-- start COLLECTED DATA --

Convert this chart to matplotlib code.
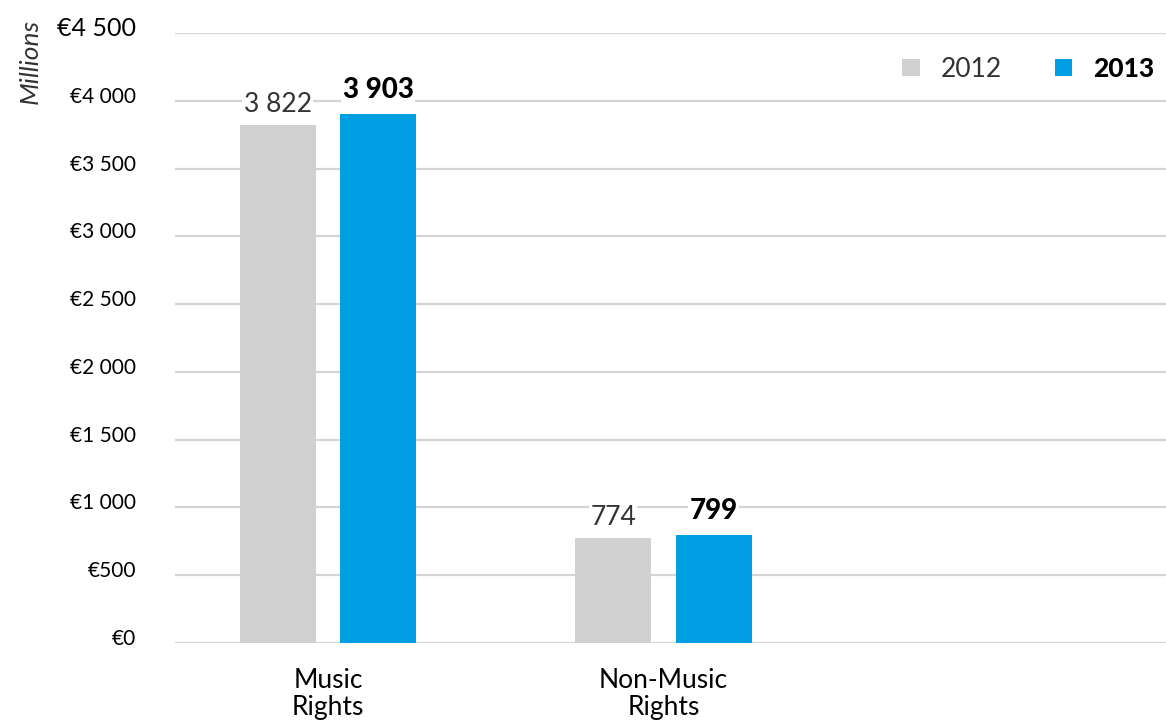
import numpy as np
import matplotlib
matplotlib.use("Agg")
import matplotlib.pyplot as plt
import matplotlib.transforms as mtransforms
from matplotlib.patches import Patch

plt.rcParams['font.family'] = ['Lato', 'DejaVu Sans']

categories = ["Music\nRights", "Non-Music\nRights", ""]
years = ["2012", "2013"]
vals_2012 = [3822, 774]
vals_2013 = [3903, 799]
yticks = [0, 500, 1000, 1500, 2000, 2500, 3000, 3500, 4000, 4500]
ytick_labels = ["€0", "€500", "€1 000", "€1 500", "€2 000", "€2 500",
                "€3 000", "€3 500", "€4 000", "€4 500"]

grey = "#D0D0D0"
blue = "#009FE3"
grid = "#D4D4D4"

fig = plt.figure(figsize=(11.66, 7.24), dpi=100)
ax = fig.add_axes([175 / 1166, 1 - 643 / 724, 1 - 175 / 1166, (643 - 33) / 724])

x = np.arange(len(vals_2012))
w = 0.2265
off = 0.15
b1 = ax.bar(x - off, vals_2012, w, color=grey, zorder=2)
b2 = ax.bar(x + off, vals_2013, w, color=blue, zorder=2)

ax.set_ylim(0, 4500)
ax.set_xlim(-0.456, 2.498)
ax.set_yticks(yticks)
ax.set_yticklabels(ytick_labels, fontsize=15)
ax.set_xticks(np.arange(len(categories)))
ax.set_xticklabels(categories, fontsize=19, linespacing=1.1)
ax.tick_params(axis="y", length=0, pad=28)
ax.tick_params(axis="x", length=0, pad=18)
shift = mtransforms.ScaledTranslation(0, 6 / 100, fig.dpi_scale_trans)
for lab in ax.get_yticklabels():
    lab.set_transform(lab.get_transform() + shift)
ax.get_yticklabels()[-1].set_fontsize(18)

for s in ax.spines.values():
    s.set_visible(False)
ax.yaxis.grid(True, color=grid, linewidth=1.6, zorder=0)
ax.set_axisbelow(True)

def fmt(v):
    return f"{v:,}".replace(",", " ")

for rect, v in zip(b1, vals_2012):
    ax.annotate(fmt(v), (rect.get_x() + rect.get_width() / 2, v),
                xytext=(0, 6), textcoords="offset points", ha="center",
                va="bottom", fontsize=19, color="#333333",
                bbox=dict(facecolor="white", edgecolor="none", pad=1))
for rect, v in zip(b2, vals_2013):
    ax.annotate(fmt(v), (rect.get_x() + rect.get_width() / 2, v),
                xytext=(0, 8), textcoords="offset points", ha="center",
                va="bottom", fontsize=20, fontweight="black", color="black",
                bbox=dict(facecolor="white", edgecolor="none", pad=1))

fig.text(30 / 1166, 1 - 62 / 724, "Millions", rotation=90, style="italic",
         fontsize=19, ha="center", va="center", color="#333333")

handles = [Patch(facecolor=grey, edgecolor="none"),
           Patch(facecolor=blue, edgecolor="none")]
leg = ax.legend(handles, years, loc="upper right", bbox_to_anchor=(1.012, 1.0),
                ncol=2, frameon=False, fontsize=19, handlelength=0.65,
                handleheight=0.65, handletextpad=0.8, columnspacing=2.0)
leg.get_texts()[0].set_color("#333333")
leg.get_texts()[1].set_fontweight("black")

fig.savefig("out.png", dpi=100)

-- end COLLECTED DATA --

● STATED PROBLEM
Leave out any pictures, please, and quote only the lines from the top of the data through the line that contains "ax.get_yticklabels()[-1].set_fontsize(18)".

● TASK RESULT
Convert this chart to matplotlib code.
import numpy as np
import matplotlib
matplotlib.use("Agg")
import matplotlib.pyplot as plt
import matplotlib.transforms as mtransforms
from matplotlib.patches import Patch

plt.rcParams['font.family'] = ['Lato', 'DejaVu Sans']

categories = ["Music\nRights", "Non-Music\nRights", ""]
years = ["2012", "2013"]
vals_2012 = [3822, 774]
vals_2013 = [3903, 799]
yticks = [0, 500, 1000, 1500, 2000, 2500, 3000, 3500, 4000, 4500]
ytick_labels = ["€0", "€500", "€1 000", "€1 500", "€2 000", "€2 500",
                "€3 000", "€3 500", "€4 000", "€4 500"]

grey = "#D0D0D0"
blue = "#009FE3"
grid = "#D4D4D4"

fig = plt.figure(figsize=(11.66, 7.24), dpi=100)
ax = fig.add_axes([175 / 1166, 1 - 643 / 724, 1 - 175 / 1166, (643 - 33) / 724])

x = np.arange(len(vals_2012))
w = 0.2265
off = 0.15
b1 = ax.bar(x - off, vals_2012, w, color=grey, zorder=2)
b2 = ax.bar(x + off, vals_2013, w, color=blue, zorder=2)

ax.set_ylim(0, 4500)
ax.set_xlim(-0.456, 2.498)
ax.set_yticks(yticks)
ax.set_yticklabels(ytick_labels, fontsize=15)
ax.set_xticks(np.arange(len(categories)))
ax.set_xticklabels(categories, fontsize=19, linespacing=1.1)
ax.tick_params(axis="y", length=0, pad=28)
ax.tick_params(axis="x", length=0, pad=18)
shift = mtransforms.ScaledTranslation(0, 6 / 100, fig.dpi_scale_trans)
for lab in ax.get_yticklabels():
    lab.set_transform(lab.get_transform() + shift)
ax.get_yticklabels()[-1].set_fontsize(18)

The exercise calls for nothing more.